The first time I discovered that my breath might be key to managing my anxiety, I was really fucking mad.
Breathing? Seriously?
I do that already. All the time. Automatically in fact. The idea that something so basic and constant could provide relief for a condition I considered so volatile and overwhelming was almost…insulting. Don’t you think I would’ve worked that out on my own by now?
And yet, there I was. Fritzin’ out my mind. Uneasy about nothing & everything all at once. Wringing hands in the pit of my stomach. Pause. Eyes closed. Attention drawn inward.
Breathing in. 4 – 3 – 2 – 1.
Hold.
Breathing out. 4 – 3 – 2 – 1.
After a few more of these, something weird happened. Almost like an invisible balm was rubbed somewhere on the most nervous parts of me. And for the moment it brought calm. But not for long. That calm was quickly replaced by embarrassment.
How can breathing be the solution? It’s too easy; too natural – to quell something so complex and unrelenting? It made me feel dumb. And it made my anxiety feel dumb too, and I didn’t like that.
In the following years after this experience, I’ve curiously prodded my strange emotional reactions to it. I mean, fancy being upset when you discover something free, easy and cheap could be a helpful solution to an ongoing problem?
Something I discovered about myself is this need to idolise complexity. I am very quick to discount the simple, easy & accessible. In high-school, I remember feeling like getting married and having a family was literally the most basic and elementary path to life satisfaction – it was what lemmings did, and I wanted more than that. This pattern of thinking was destructive, as it led me to exalt my anxiety, and revere my depression as factors that gave me depth. It didn’t inspire me to go on to do great work or create great things – in fact, it made me resist creating because nothing I produced could ever be profound enough. It shut me off from appreciating the small, simple and wonderful things in life – believing them to be reserved for individuals less ‘enlightened’ than myself – when it turned out that I was the one who truly needed to get woke.

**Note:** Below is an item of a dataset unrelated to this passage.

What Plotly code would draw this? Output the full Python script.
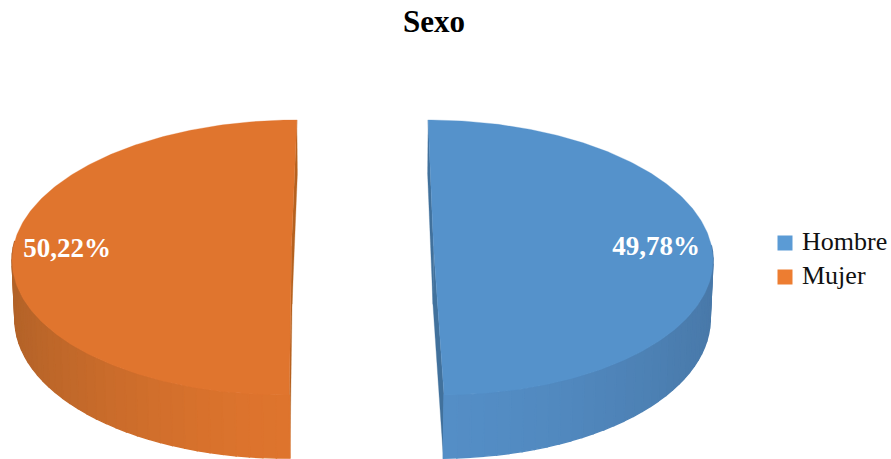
import numpy as np
import plotly.graph_objects as go

TITLE = "Sexo"
categories = ["Hombre", "Mujer"]
shares = [49.78, 50.22]
labels = ["49,78%", "50,22%"]

face_colors = ["#5592CB", "#E0752E"]
legend_colors = ["#5B9BD5", "#ED7D31"]
cut_colors = ["#41719C", "#B5611F"]
side_light = [(84, 142, 198), (222, 116, 45)]
side_dark = [(72, 120, 168), (178, 98, 40)]
label_pos = [(656, 248), (67, 250)]
legend_x, legend_text_x = 785, 802
legend_y = [243, 277]

CX, CY = 362.5, 246.2
A, B, K = 278.0, 136.6, 0.082
EXPLODE = 71.0
DEPTH = 58.0
SHRINK = 0.992


def project(u, v, lower=False):
    """u: horizontal pie units (px), v: depth units in [-1, 1] (+1 = back)."""
    w = 1 + K * v
    x = u / w
    y = -B * v / w
    if lower:
        x = x * SHRINK
        y = y + DEPTH / w
    return CX + x, CY + y


def rim(theta, sign, lower=False):
    return project(sign * EXPLODE + A * np.sin(theta), np.cos(theta), lower)


def poly(xs, ys, color, lw=0.6):
    return go.Scatter(x=xs, y=ys, mode="lines", fill="toself", fillcolor=color,
                      line=dict(color=color, width=lw), hoverinfo="skip",
                      showlegend=False)


def mix(a, b, t):
    return "rgb(%d,%d,%d)" % tuple(round(a[i] + (b[i] - a[i]) * t) for i in range(3))


fig = go.Figure()
start = 0.0
for i, share in enumerate(shares):
    end = start + share / 100 * 2 * np.pi
    sign = 1 if i == 0 else -1
    # cut faces
    for th in (start, end):
        x1, y1 = project(sign * EXPLODE, 0.0)
        x2, y2 = rim(th, sign)
        x3, y3 = rim(th, sign, True)
        x4, y4 = project(sign * EXPLODE, 0.0, True)
        fig.add_trace(poly([x1, x2, x3, x4, x1], [y1, y2, y3, y4, y1], cut_colors[i], 0.3))
    # outer wall, drawn as shaded strips (only the front half can be seen)
    n = 70
    edges = np.linspace(start, end, n + 1)
    for a0, a1 in zip(edges[:-1], edges[1:]):
        mid = (a0 + a1) / 2
        if np.cos(mid) > 0.02:
            continue
        xa, ya = rim(a0, sign)
        xb, yb = rim(a1, sign)
        xc, yc = rim(a1, sign, True)
        xd, yd = rim(a0, sign, True)
        t = abs(np.sin(mid)) ** 1.5
        fig.add_trace(poly([xa, xb, xc, xd, xa], [ya, yb, yc, yd, ya],
                           mix(side_light[i], side_dark[i], t), 1.4))
    # top face
    th = np.linspace(start, end, 240)
    xs, ys = rim(th, sign)
    cx0, cy0 = project(sign * EXPLODE, 0.0)
    fig.add_trace(poly(np.r_[cx0, xs, cx0], np.r_[cy0, ys, cy0], face_colors[i], 0.3))
    start = end

fig.add_trace(go.Scatter(x=[p[0] for p in label_pos], y=[p[1] for p in label_pos],
                         mode="text", text=labels, hoverinfo="skip", showlegend=False,
                         textposition="middle center",
                         textfont=dict(family="Liberation Serif", size=27, color="white",
                                       weight="bold")))
# legend keys and their names
fig.add_trace(go.Scatter(x=[legend_x] * len(categories), y=legend_y, mode="markers",
                         marker=dict(symbol="square", size=15, color=legend_colors),
                         hoverinfo="skip", showlegend=False))
fig.add_trace(go.Scatter(x=[legend_text_x] * len(categories), y=legend_y, mode="text",
                         text=categories, textposition="middle right", hoverinfo="skip",
                         showlegend=False,
                         textfont=dict(family="Liberation Serif", size=26, color="#111111")))

fig.update_layout(
    width=891, height=459, autosize=False, showlegend=False,
    margin=dict(l=0, r=0, t=0, b=0),
    paper_bgcolor="white", plot_bgcolor="white",
    title=dict(text="<b>%s</b>" % TITLE, x=0.487, xanchor="center", y=0.953, yanchor="middle",
               font=dict(family="Liberation Serif", size=31, color="black")),
    xaxis=dict(range=[0, 891], visible=False, fixedrange=True),
    yaxis=dict(range=[459, 0], visible=False, fixedrange=True),
)
fig.write_html("out.html", config={"displayModeBar": False},
               post_script="document.body.style.margin='0';")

This is something that I’m still teaching myself to un-learn. Confucius served up a zinger when he said “life is simple, but we insist on making it complicated.” We can spend our whole lives searching for meaning, analysing our own and other people’s thoughts, emotions and behaviours, thinking for so long about so many things that seem so important. It’s still pretty much what I do 95% of my waking life. But now, in the other 5%, I’m forcing myself to breathe.